Help with CUDA streams

Hi,
I am new to using cuda streams. I looked at the forum but didnot find a suitable answer.
are the following sections of code same or different. if so why? When I run them, they give different results.

Code 1:
for(int i = 0; i < num_streams; i++)
cudaMemcpyAsync(d_a + i * n / num_streams, a + i * n / num_streams, nbytes / num_streams, cudaMemcpyHostToDevice, gpu_streams[i]);

for(int i = 0; i < num_streams; i++)
    init_array<<<blocks, threads, 0, gpu_streams[i]>>>(d_a + i * n / num_streams, d_c, 1);

for(int i = 0; i < num_streams; i++)
    cudaMemcpyAsync(a + i * n / num_streams, d_a + i * n / num_streams, nbytes / num_streams, cudaMemcpyDeviceToHost, gpu_streams[i]);

Code 2:
for(int i = 0; i < num_streams; i++){
cudaMemcpyAsync(d_a + i * n / num_streams, a + i * n / num_streams, nbytes / num_streams, cudaMemcpyHostToDevice, gpu_streams[i]);
init_array<<<blocks, threads, 0, gpu_streams[i]>>>(d_a + i * n / num_streams, d_c, 1);
cudaMemcpyAsync(a + i * n / num_streams, d_a + i * n / num_streams, nbytes / num_streams, cudaMemcpyDeviceToHost, gpu_streams[i]);
}

Thanks.

They will probably get scheduled a bit differently in terms of concurrent copy and execute (you should get better overlap with the first version from my experience).

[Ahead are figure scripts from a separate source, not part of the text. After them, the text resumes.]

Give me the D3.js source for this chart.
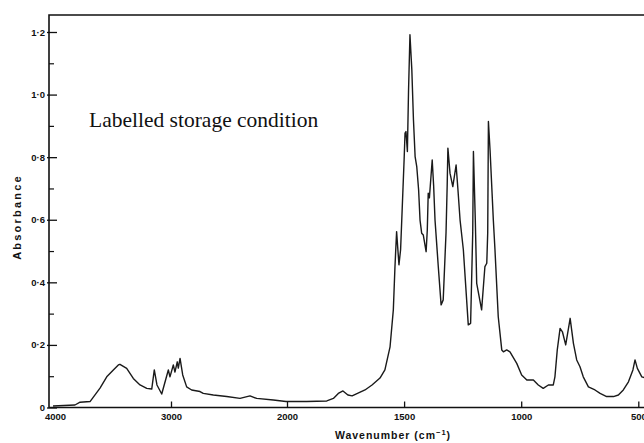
<!DOCTYPE html>
<html>
<head>
<meta charset="utf-8">
<script src="https://cdn.jsdelivr.net/npm/d3@7"></script>
<style>
  body { margin: 0; background: #fff; }
  svg { display: block; }
</style>
</head>
<body>
<svg id="chart" width="644" height="443"></svg>
<script>
// IR spectrum (wavenumber in cm-1, absorbance)
var wavenumber = [4017,3828,3784,3698,3612,3554,3497,3454,3440,3382,
    3325,3267,3209,3166,3144,3121,3080,3023,3009,2980,
    2966,2946,2937,2922,2899,2865,2822,2750,2722,2635,
    2520,2405,2319,2261,2118,2009,1916,1830,1802,1781,
    1761,1740,1722,1667,1637,1603,1582,1560,1546,1539,
    1532,1522,1515,1510,1500,1496,1492,1486,1481,1475,
    1467,1460,1453,1446,1438,1432,1425,1418,1406,1401,
    1397,1392,1380,1374,1368,1354,1342,1333,1321,1316,
    1313,1304,1292,1278,1270,1261,1247,1226,1216,1207,
    1204,1196,1190,1169,1155,1147,1143,1140,1133,1119,
    1112,1098,1083,1076,1062,1048,1019,998,976,948,
    927,906,884,863,856,846,834,824,810,791,
    777,763,749,735,713,685,663,635,606,585,
    564,542,523,514,504,485,467];
var absorbance = [0.005,0.008,0.017,0.019,0.062,0.098,0.120,0.136,0.138,0.125,
    0.093,0.072,0.061,0.059,0.120,0.072,0.043,0.120,0.098,0.136,
    0.113,0.146,0.126,0.157,0.104,0.066,0.056,0.051,0.045,0.040,
    0.035,0.029,0.037,0.029,0.024,0.019,0.019,0.021,0.029,0.045,
    0.053,0.040,0.037,0.056,0.072,0.094,0.120,0.194,0.312,0.450,
    0.562,0.456,0.504,0.599,0.791,0.877,0.882,0.818,1.015,1.191,
    1.079,0.919,0.802,0.770,0.695,0.599,0.557,0.551,0.498,0.567,
    0.685,0.670,0.791,0.711,0.599,0.450,0.328,0.344,0.558,0.711,
    0.829,0.749,0.706,0.775,0.695,0.599,0.504,0.264,0.269,0.557,
    0.818,0.599,0.397,0.312,0.450,0.461,0.558,0.914,0.823,0.599,
    0.504,0.290,0.184,0.178,0.184,0.178,0.141,0.104,0.088,0.088,
    0.072,0.061,0.072,0.072,0.098,0.184,0.253,0.242,0.200,0.285,
    0.205,0.152,0.130,0.098,0.066,0.056,0.045,0.035,0.035,0.040,
    0.056,0.082,0.120,0.152,0.125,0.098,0.094];

var xTickLabels = [4000, 3000, 2000, 1500, 1000, 500];
var yTickLabels = [0, 0.2, 0.4, 0.6, 0.8, 1.0, 1.2];
var yMinorTicks = [0.1, 0.3, 0.5, 0.7, 0.9, 1.1];
var annotation = "Labelled storage condition";

var svg = d3.select("#chart"),
    width = +svg.attr("width"),
    height = +svg.attr("height"),
    frameLeft = 49,
    frameTop = 15,
    frameBottom = 407.5;

// the chart uses a 2x expanded scale below 2000 cm-1
var x = d3.scaleLinear().domain([4000, 2000, 500]).range([55, 287, 638.3]);
var y = d3.scaleLinear().domain([0, 1.2]).range([frameBottom, 32]);

var axisFont = "'Liberation Sans', Arial, sans-serif";

// frame (left, top and bottom lines; right side is cut off in the scan)
svg.append("path")
    .attr("d", "M" + (width + 5) + "," + frameTop + "H" + frameLeft + "V" + frameBottom + "H" + (width + 5))
    .attr("fill", "none")
    .attr("stroke", "#111")
    .attr("stroke-width", 1.6);

// x axis, ticks pointing up into the plot
var gx = svg.append("g")
    .attr("transform", "translate(0," + frameBottom + ")")
    .call(d3.axisBottom(x).tickValues(xTickLabels).tickSizeInner(-6).tickSizeOuter(0)
        .tickPadding(6).tickFormat(d3.format("d")));
gx.select(".domain").remove();
gx.selectAll(".tick line").attr("stroke", "#111").attr("stroke-width", 1.3)
    .filter(function (d) { return d === 4000; }).remove();
gx.selectAll(".tick text")
    .attr("font-family", axisFont).attr("font-size", 9.5).attr("font-weight", "bold").attr("fill", "#111");

// y axis
var gy = svg.append("g")
    .attr("transform", "translate(" + frameLeft + ",0)")
    .call(d3.axisLeft(y).tickValues(yTickLabels).tickSizeInner(-8).tickSizeOuter(0)
        .tickPadding(4)
        .tickFormat(function (d) { return d === 0 ? "0" : d3.format(".1f")(d).replace(".", "\u00b7"); }));
gy.select(".domain").remove();
gy.selectAll(".tick line").attr("x1", -2).attr("stroke", "#111").attr("stroke-width", 1.3);
gy.selectAll(".tick text")
    .attr("font-family", axisFont).attr("font-size", 9.5).attr("font-weight", "bold").attr("fill", "#111");

var gyMinor = svg.append("g")
    .attr("transform", "translate(" + frameLeft + ",0)")
    .call(d3.axisLeft(y).tickValues(yMinorTicks).tickSizeInner(-5).tickSizeOuter(0).tickFormat(""));
gyMinor.select(".domain").remove();
gyMinor.selectAll(".tick line").attr("stroke", "#111").attr("stroke-width", 1.2);

// axis titles
svg.append("text")
    .attr("transform", "translate(21,217) rotate(-90)")
    .attr("text-anchor", "middle")
    .attr("font-family", axisFont).attr("font-size", 11).attr("font-weight", "bold")
    .attr("letter-spacing", 2.2)
    .attr("fill", "#111")
    .text("Absorbance");

var xTitle = svg.append("text")
    .attr("x", 393).attr("y", 439)
    .attr("text-anchor", "middle")
    .attr("font-family", axisFont).attr("font-size", 10.5).attr("font-weight", "bold")
    .attr("letter-spacing", 1)
    .attr("fill", "#111");
xTitle.append("tspan").text("Wavenumber (cm");
xTitle.append("tspan").attr("dy", -4).attr("font-size", 7.5).text("\u22121");
xTitle.append("tspan").attr("dy", 4).text(")");

// spectrum
var points = wavenumber.map(function (w, i) { return [w, absorbance[i]]; });
var line = d3.line()
    .x(function (d) { return x(d[0]); })
    .y(function (d) { return y(d[1]); });

svg.append("path")
    .datum(points)
    .attr("d", line)
    .attr("fill", "none")
    .attr("stroke", "#1a1a1a")
    .attr("stroke-width", 1.4)
    .attr("stroke-linejoin", "round");

// annotation
svg.append("text")
    .attr("x", 89).attr("y", 127)
    .attr("font-family", "'Liberation Serif', 'Times New Roman', serif")
    .attr("font-size", 21.5)
    .attr("fill", "#111")
    .text(annotation);
</script>
</body>
</html>
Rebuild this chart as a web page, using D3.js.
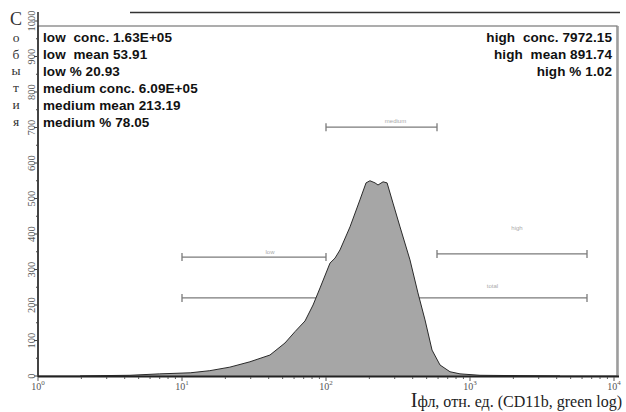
<!DOCTYPE html>
<html>
<head>
<meta charset="utf-8">
<script src="https://cdn.jsdelivr.net/npm/d3@7"></script>
<style>
  body { margin: 0; background: #fff; }
  svg { display: block; }
</style>
</head>
<body>
<script>
// DATA
// histogram: intensity (log axis) and event counts
const intensity = [1.96, 2.7, 4.35, 7, 11.4, 15.6, 21.5, 29.6, 40.8, 51.9, 60.9, 71.5, 81.3, 90.9,
  106.6, 115.5, 125, 146.8, 172, 189.7, 202, 219, 229.7, 249, 265.5, 291.9, 326.6, 383, 435,
  487, 545, 619, 726, 852, 1173, 2224, 4217];
const counts = [0, 1, 2, 6, 9, 15, 25, 40, 59, 93, 125, 155, 200, 248,
  318, 332, 355, 420, 496, 544, 550, 544, 538, 547, 544, 487, 420, 327, 234,
  158, 73, 31, 12, 6, 2, 1, 0];
// gates: name, from, to, level (counts)
const gateNames = ["medium", "low", "high", "total"];
const gateFrom = [100, 10, 590, 10];
const gateTo = [590, 100, 6494, 6494];
const gateLevel = [701, 335, 344, 220];
// stats text
const statsLeft = ["low  conc. 1.63E+05", "low  mean 53.91", "low % 20.93",
  "medium conc. 6.09E+05", "medium mean 213.19", "medium % 78.05"];
const statsRight = ["high  conc. 7972.15", "high  mean 891.74", "high % 1.02"];
// axis ticks
const yTicks = [0, 100, 200, 300, 400, 500, 600, 700, 800, 900, 1000];
const xTickExp = [0, 1, 2, 3, 4];
const yTitle = ["С", "о", "б", "ы", "т", "и", "я"];

// dimension
const w = 626, h = 412;
const pLeft = 38, pRight = 617, pTop = 26, pBottom = 376;

const svg = d3.select("body").append("svg").attr("width", w).attr("height", h);

// scales
const x = d3.scaleLog().domain([1, 10000]).range([pLeft, 614]);
const y = d3.scaleLinear().domain([0, 1000]).range([pBottom, 21]);

// top decorative line and frame
svg.append("line").attr("x1", 130).attr("x2", 620).attr("y1", 12.5).attr("y2", 12.5)
  .attr("stroke", "#333").attr("stroke-width", 1.4);
svg.append("rect").attr("x", pLeft).attr("y", pTop).attr("width", pRight - pLeft).attr("height", pBottom - pTop)
  .attr("fill", "none").attr("stroke", "#777").attr("stroke-width", 1.2);
svg.append("line").attr("x1", pRight + 1).attr("x2", pRight + 1).attr("y1", pTop).attr("y2", pBottom)
  .attr("stroke", "#999").attr("stroke-width", 1.5);

// gates (drawn under the histogram)
const gates = gateNames.map((n, i) => ({ name: n, from: gateFrom[i], to: gateTo[i], level: gateLevel[i] }));
const gG = svg.append("g").attr("stroke", "#7a7a7a").attr("stroke-width", 1.3);
gates.forEach(g => {
  const yy = y(g.level);
  gG.append("line").attr("x1", x(g.from)).attr("x2", x(g.to)).attr("y1", yy).attr("y2", yy);
  gG.append("line").attr("x1", x(g.from)).attr("x2", x(g.from)).attr("y1", yy - 4).attr("y2", yy + 4);
  gG.append("line").attr("x1", x(g.to)).attr("x2", x(g.to)).attr("y1", yy - 4).attr("y2", yy + 4);
});
// faint gate labels
const labelShift = { medium: [14, -4], low: [16, -3], high: [5, -24], total: [108, -10] };
gates.forEach(g => {
  const cx = (x(g.from) + x(g.to)) / 2 + labelShift[g.name][0];
  svg.append("text").attr("x", cx).attr("y", y(g.level) + labelShift[g.name][1])
    .attr("text-anchor", "middle").attr("font-family", "Liberation Sans").attr("font-size", 6)
    .attr("fill", "#aaa").text(g.name);
});

// histogram
const pts = intensity.map((d, i) => [d, counts[i]]);
const area = d3.area().x(d => x(d[0])).y0(y(0)).y1(d => y(d[1]));
svg.append("path").datum(pts).attr("d", area).attr("fill", "#a6a6a6").attr("stroke", "none");
const line = d3.line().x(d => x(d[0])).y(d => y(d[1]));
svg.append("path").datum(pts).attr("d", line).attr("fill", "none").attr("stroke", "#2a2a2a").attr("stroke-width", 1);

// y axis
svg.append("line").attr("x1", pLeft).attr("x2", pLeft).attr("y1", 12).attr("y2", pBottom + 1)
  .attr("stroke", "#222").attr("stroke-width", 1.5);
d3.range(0, 1001, 50).forEach(v => {
  const len = v % 100 === 0 ? 4 : 2;
  svg.append("line").attr("x1", pLeft - len).attr("x2", pLeft).attr("y1", y(v)).attr("y2", y(v))
    .attr("stroke", "#444").attr("stroke-width", 1);
});
yTicks.forEach(v => {
  svg.append("text").attr("transform", `translate(34.5,${y(v)}) rotate(-90)`)
    .attr("text-anchor", "middle").attr("font-family", "Liberation Serif").attr("font-size", 10.5)
    .attr("fill", "#555").text(v);
});

// x axis
svg.append("line").attr("x1", pLeft).attr("x2", pRight + 2).attr("y1", pBottom + 0.5).attr("y2", pBottom + 0.5)
  .attr("stroke", "#222").attr("stroke-width", 2);
x.ticks().forEach(v => {
  const major = Math.abs(Math.log10(v) - Math.round(Math.log10(v))) < 1e-9;
  svg.append("line").attr("x1", x(v)).attr("x2", x(v)).attr("y1", pBottom + 1).attr("y2", pBottom + (major ? 5 : 3))
    .attr("stroke", "#555").attr("stroke-width", 1);
});
xTickExp.forEach(e => {
  const t = svg.append("text").attr("x", x(Math.pow(10, e))).attr("y", 390)
    .attr("text-anchor", "middle").attr("font-family", "Liberation Serif").attr("font-size", 10)
    .attr("fill", "#555");
  t.append("tspan").text("10");
  t.append("tspan").attr("dy", -5).attr("font-size", 7).text(e);
});

// x title
const xt = svg.append("text").attr("x", 622).attr("y", 407).attr("text-anchor", "end")
  .attr("font-family", "Liberation Serif").attr("fill", "#222");
xt.append("tspan").attr("font-size", 20).text("I");
xt.append("tspan").attr("font-size", 16).text("фл, отн. ед. (CD11b, green log)");

// y title, stacked letters
yTitle.forEach((c, i) => {
  svg.append("text").attr("x", 16).attr("y", i === 0 ? 25 : 25 + i * 16.8)
    .attr("text-anchor", "middle").attr("font-family", "Liberation Serif")
    .attr("font-size", i === 0 ? 18 : 13.5).attr("fill", "#333").text(c);
});

// stats
statsLeft.forEach((s, i) => {
  svg.append("text").attr("x", 43).attr("y", 42 + i * 17).attr("font-family", "Liberation Sans")
    .attr("font-weight", "bold").attr("font-size", 13.5).attr("letter-spacing", 0.1)
    .attr("fill", "#111").style("white-space", "pre").text(s);
});
statsRight.forEach((s, i) => {
  svg.append("text").attr("x", 612).attr("y", 42 + i * 17).attr("text-anchor", "end").attr("font-family", "Liberation Sans")
    .attr("font-weight", "bold").attr("font-size", 13.5).attr("letter-spacing", 0.1)
    .attr("fill", "#111").style("white-space", "pre").text(s);
});
</script>
</body>
</html>
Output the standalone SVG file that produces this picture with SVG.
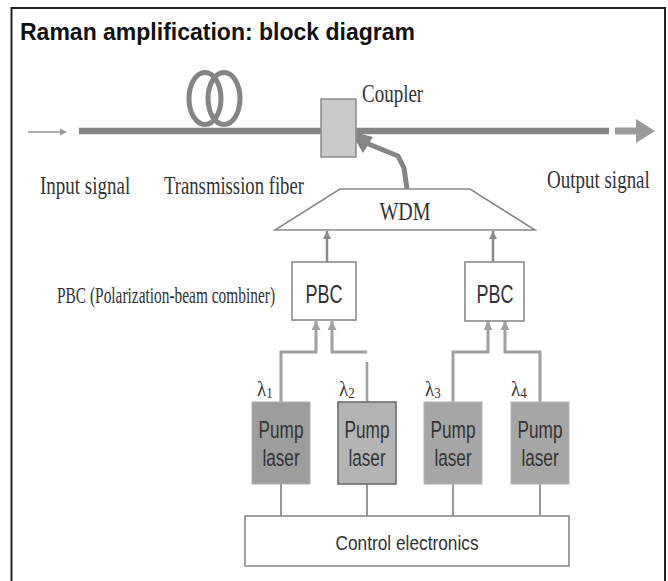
<svg xmlns="http://www.w3.org/2000/svg" width="668" height="581" viewBox="0 0 668 581">
<style>
.serif{font-family:"Liberation Serif","Times New Roman",serif;fill:#333;}
.sans{font-family:"Liberation Sans",Arial,sans-serif;fill:#333;}
.box{fill:#fff;stroke:#8a8a8a;stroke-width:1.6;}
.thin{fill:none;stroke:#9a9a9a;stroke-width:2;}
.feed{fill:none;stroke:#a0a0a0;stroke-width:3;}
.up{fill:none;stroke:#8a8a8a;stroke-width:2.5;}
</style>
<defs>
<marker id="ah" viewBox="0 0 10 10" refX="10" refY="5" markerWidth="3.2" markerHeight="3.2" orient="auto" markerUnits="strokeWidth">
<path d="M0,0 L10,5 L0,10 z" fill="#8a8a8a"/>
</marker>
<marker id="ah2" viewBox="0 0 10 10" refX="10" refY="5" markerWidth="3" markerHeight="3" orient="auto" markerUnits="strokeWidth">
<path d="M0,0 L10,5 L0,10 z" fill="#a0a0a0"/>
</marker>
</defs>
<rect x="0" y="0" width="668" height="581" fill="#fff"/>
<rect x="11.5" y="8" width="653.5" height="590" fill="none" stroke="#222" stroke-width="2"/>
<text x="20" y="40" class="sans" font-size="23" font-weight="bold" style="fill:#111">Raman amplification: block diagram</text>

<g id="connectors">
<line x1="28" y1="132" x2="62" y2="132" stroke="#9a9a9a" stroke-width="1.6"/>
<path d="M60,128.5 L67,132 L60,135.5 z" fill="#9a9a9a"/>
<line x1="79" y1="131" x2="609" y2="131" stroke="#858585" stroke-width="6.5"/>
<line x1="615" y1="131" x2="638" y2="131" stroke="#9a9a9a" stroke-width="7"/>
<path d="M636,119 L655,131 L636,143 z" fill="#9a9a9a"/>
<polyline points="407,189 404,168 398,156 366,143" fill="none" stroke="#858585" stroke-width="5" stroke-linejoin="round"/>
<path d="M350,131 L373,137 L363,153 z" fill="#858585"/>
<line x1="327" y1="262" x2="327" y2="231" class="up" marker-end="url(#ah)"/>
<line x1="493" y1="262" x2="493" y2="231" class="up" marker-end="url(#ah)"/>
<polyline points="281,402 281,352 316,352 316,321" class="feed" marker-end="url(#ah2)"/>
<polyline points="367,352 332,352 332,321" class="feed" marker-end="url(#ah2)"/>
<line x1="367" y1="362" x2="367" y2="402" stroke="#a0a0a0" stroke-width="2.6"/>
<polyline points="453,402 453,352 488,352 488,321" class="feed" marker-end="url(#ah2)"/>
<polyline points="540,402 540,352 505,352 505,321" class="feed" marker-end="url(#ah2)"/>
<line x1="281" y1="484" x2="281" y2="516" class="thin"/>
<line x1="367" y1="484" x2="367" y2="516" class="thin"/>
<line x1="453" y1="484" x2="453" y2="516" class="thin"/>
<line x1="540" y1="484" x2="540" y2="516" class="thin"/>
</g>

<g id="fiber-coil">
<ellipse cx="205" cy="98.5" rx="16" ry="26" fill="none" stroke="#858585" stroke-width="5"/>
<ellipse cx="224" cy="98.5" rx="16" ry="26" fill="none" stroke="#858585" stroke-width="5"/>
</g>

<g id="coupler">
<rect x="321" y="99" width="35" height="58" fill="#c9c9c9" stroke="#8a8a8a" stroke-width="1.5"/>
<text transform="translate(362,102) scale(1,1.3)" class="serif" font-size="19">Coupler</text>
</g>

<g id="labels">
<text transform="translate(40,194) scale(1,1.32)" class="serif" font-size="19">Input signal</text>
<text transform="translate(164,194) scale(1,1.32)" class="serif" font-size="18.7">Transmission fiber</text>
<text transform="translate(547,188) scale(1,1.3)" class="serif" font-size="19">Output signal</text>
<text transform="translate(57,303) scale(1,1.5)" class="serif" font-size="15.4">PBC (Polarization-beam combiner)</text>
</g>

<g id="wdm">
<path d="M340,189 L470,189 L535,230 L275,230 Z" fill="#fff" stroke="#8a8a8a" stroke-width="1.6"/>
<text transform="translate(405,220) scale(1,1.3)" class="serif" font-size="20" text-anchor="middle">WDM</text>
</g>

<g id="pbc1">
<rect x="292" y="262" width="64" height="58" class="box"/>
<text transform="translate(324,303) scale(1,1.45)" class="sans" font-size="18" text-anchor="middle">PBC</text>
</g>
<g id="pbc2">
<rect x="465" y="262" width="59" height="59" class="box"/>
<text transform="translate(495,303) scale(1,1.45)" class="sans" font-size="18" text-anchor="middle">PBC</text>
</g>

<g id="laser1">
<rect x="252" y="402" width="58" height="82" fill="#9d9d9d" stroke="#b0b0b0" stroke-width="1"/>
<text transform="translate(281,438) scale(1,1.35)" class="sans" font-size="17.2" text-anchor="middle">Pump</text>
<text transform="translate(281,466) scale(1,1.35)" class="sans" font-size="17.2" text-anchor="middle">laser</text>
<text transform="translate(257,396) scale(1,1.15)" class="serif" font-size="19">λ<tspan font-size="13" dy="2">1</tspan></text>
</g>
<g id="laser2">
<rect x="338" y="402" width="58" height="82" fill="#b4b4b4" stroke="#6e6e6e" stroke-width="1.6"/>
<text transform="translate(367,438) scale(1,1.35)" class="sans" font-size="17.2" text-anchor="middle">Pump</text>
<text transform="translate(367,466) scale(1,1.35)" class="sans" font-size="17.2" text-anchor="middle">laser</text>
<text transform="translate(339,396) scale(1,1.15)" class="serif" font-size="19">λ<tspan font-size="13" dy="2">2</tspan></text>
</g>
<g id="laser3">
<rect x="424" y="402" width="58" height="82" fill="#a6a6a6" stroke="#b4b4b4" stroke-width="1"/>
<text transform="translate(453,438) scale(1,1.35)" class="sans" font-size="17.2" text-anchor="middle">Pump</text>
<text transform="translate(453,466) scale(1,1.35)" class="sans" font-size="17.2" text-anchor="middle">laser</text>
<text transform="translate(425,396) scale(1,1.15)" class="serif" font-size="19">λ<tspan font-size="13" dy="2">3</tspan></text>
</g>
<g id="laser4">
<rect x="511" y="402" width="58" height="82" fill="#a6a6a6" stroke="#b4b4b4" stroke-width="1"/>
<text transform="translate(540,438) scale(1,1.35)" class="sans" font-size="17.2" text-anchor="middle">Pump</text>
<text transform="translate(540,466) scale(1,1.35)" class="sans" font-size="17.2" text-anchor="middle">laser</text>
<text transform="translate(511,396) scale(1,1.15)" class="serif" font-size="19">λ<tspan font-size="13" dy="2">4</tspan></text>
</g>

<g id="control">
<rect x="245" y="516" width="324" height="50" class="box"/>
<text transform="translate(407,550) scale(1,1.2)" class="sans" font-size="17.3" text-anchor="middle">Control electronics</text>
</g>
</svg>
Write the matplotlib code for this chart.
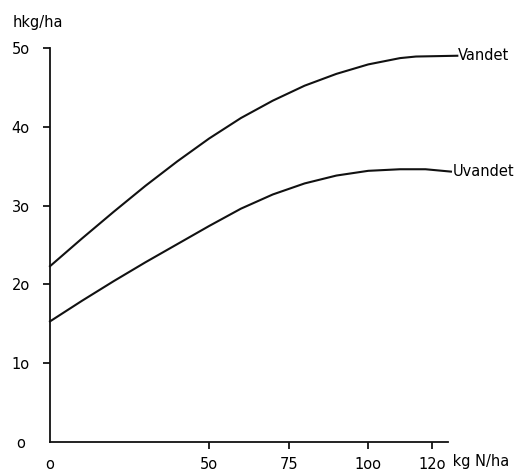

My guess is that the copy or kernel overlap somewhere and so the results depends on exact scheduling in terms of what’s in memory (impossible to tell from what you have written). That is, the first version has a better chance of the first kernel running already when the second memcpy occurs, etc.